À défaut d’un projet initial d’organisation internationale de la francophonie très élaboré du point de vue institutionnel, le renforcement des institutions de la francophonie doit, comme Paris ne cesse de le demander depuis le sommet de Chaillot, passer par plus de contrôle politique ; étant entendu que l’ACCT ne peut pas être ce nouvel organe de la francophonie institutionnelle et politique. La bataille est rude et se fait en plusieurs temps. La charte de la francophonie, adoptée le 18 décembre 1996 lors de la Conférence ministérielle de la Francophonie (CMF) de Marrakech, « répond en grande partie » aux vœux du Gouvernement français selon le conseiller diplomatique du Président, Jean-David Levittexi. Mais la partie n’est pas encore gagnée. Dans la dernière ligne droite des négociations, avant le sommet de Hanoi, il s’agit clairement d’imposer la vision présidentielle qui consiste à instaurer une véritable francophonie politique appuyée sur un secrétaire général « robuste » qui dominerait les autres opérateurs, notamment l’ACCT. Parallèlement à cet impératif institutionnel, le président Chirac et son équipe rapprochée doivent se battre pour imposer le candidat de leur choix au poste de secrétaire général qui doit incarner la nouvelle Francophonie politique. Ils jettent, dès le début de l’année 1997, leur dévolu sur l’Égyptien Boutros Boutros-Ghali, ancien secrétaire général de l’ONU. Les réticences africaines sont très fortes et il faut toute l’autorité personnelle du président Chirac pour imposer le candidat de la France.

Le sommet de Hanoi constitue ainsi le couronnement de plusieurs années d’efforts de la France en faveur de la mise en place d’une véritable francophonie politique, tant dans sa dimension institutionnelle que dans le choix des hommes. Il « entérine le projet conforme aux options défendues par la France » (Ulrich, 2015, 474). L’ordre de préséances entre les instances francophones est bien celui souhaité par le Gouvernement français : sommet, CMF, Conseil permanent de la Francophonie (CPF), secrétaire général, Assemblée parlementaire (APF) et opérateurs (le premier d’entre eux étant la nouvelle Agence intergouvernementale de la Francophonie qui remplace l’ACCT). Surtout, avec la création du poste de secrétaire général et l’élection de son candidat, Boutros Boutros-Ghali, la France réussit à concrétiser ce que le président Chirac qualifie, lors de son discours de Hanoi du 14 novembre, d’« acte de portée historique »xii. « Cette institutionnalisation – souligne Boutros Boutros-Ghali – n’est donc pas le résultat d’un schéma théorique prédéfini que l’on aurait plaqué sur la réalité.
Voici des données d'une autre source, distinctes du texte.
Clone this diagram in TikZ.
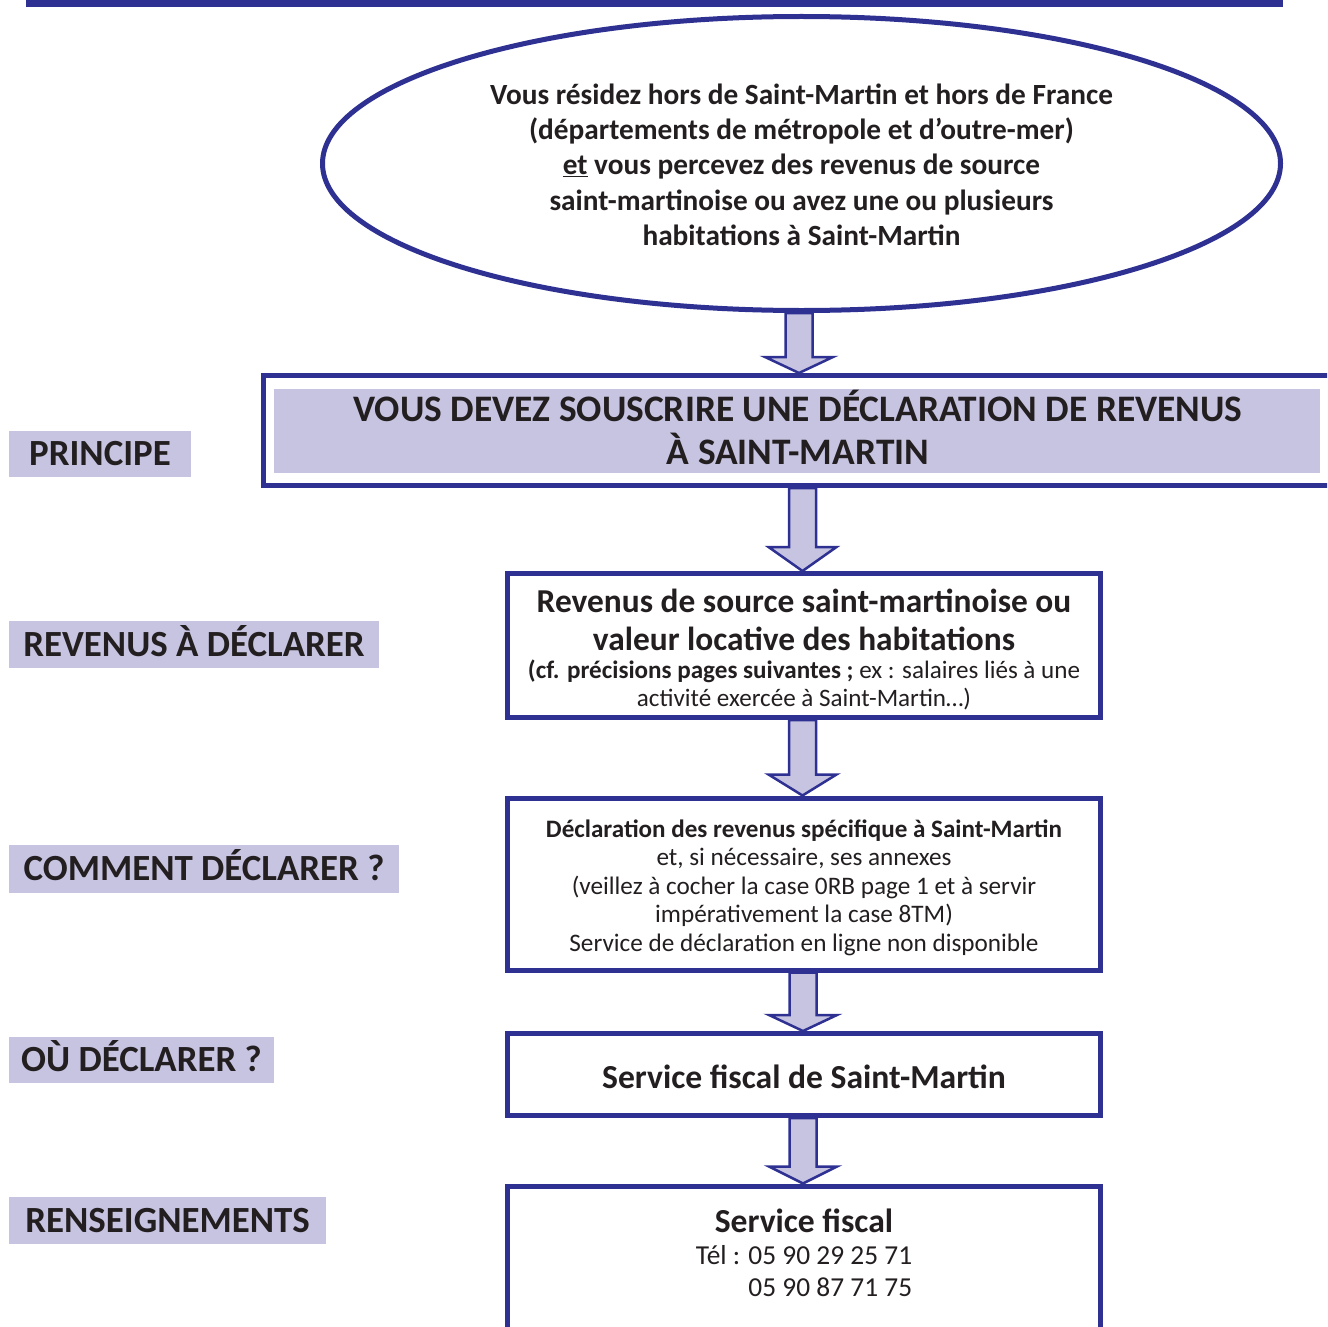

Mais elle s’est constituée de façon empirique et pragmatique, au fur et à mesure des besoins » (Boutros-Ghali, 2003, 14). Il faudrait y ajouter une raison non moins déterminante : les velléités puis la volonté de la France, de François Mitterrand puis surtout de Jacques Chirac. Dans ce schéma, Paris obtient que le secrétaire général soit bien au cœur du nouveau dispositif politico -institutionnel de la francophonie. Mais, une fois encore, les autorités françaises ont dû accepter des compromis qui rendent encore incomplète leur victoire puisqu’elles n’ont pas pu éviter la transformation de l’ACCT en une Agence intergouvernementale de la Francophonie. Une dualité potentielle entre le secrétaire général et l’administrateur de l’AIF a été créée. Boutros Boutros-Ghali préside de suite le CPF qui nomme l’unique candidat au poste d’administrateur général de la nouvelle Agence intergouvernementale de la Francophonie, le Belge Roger Dehaybe.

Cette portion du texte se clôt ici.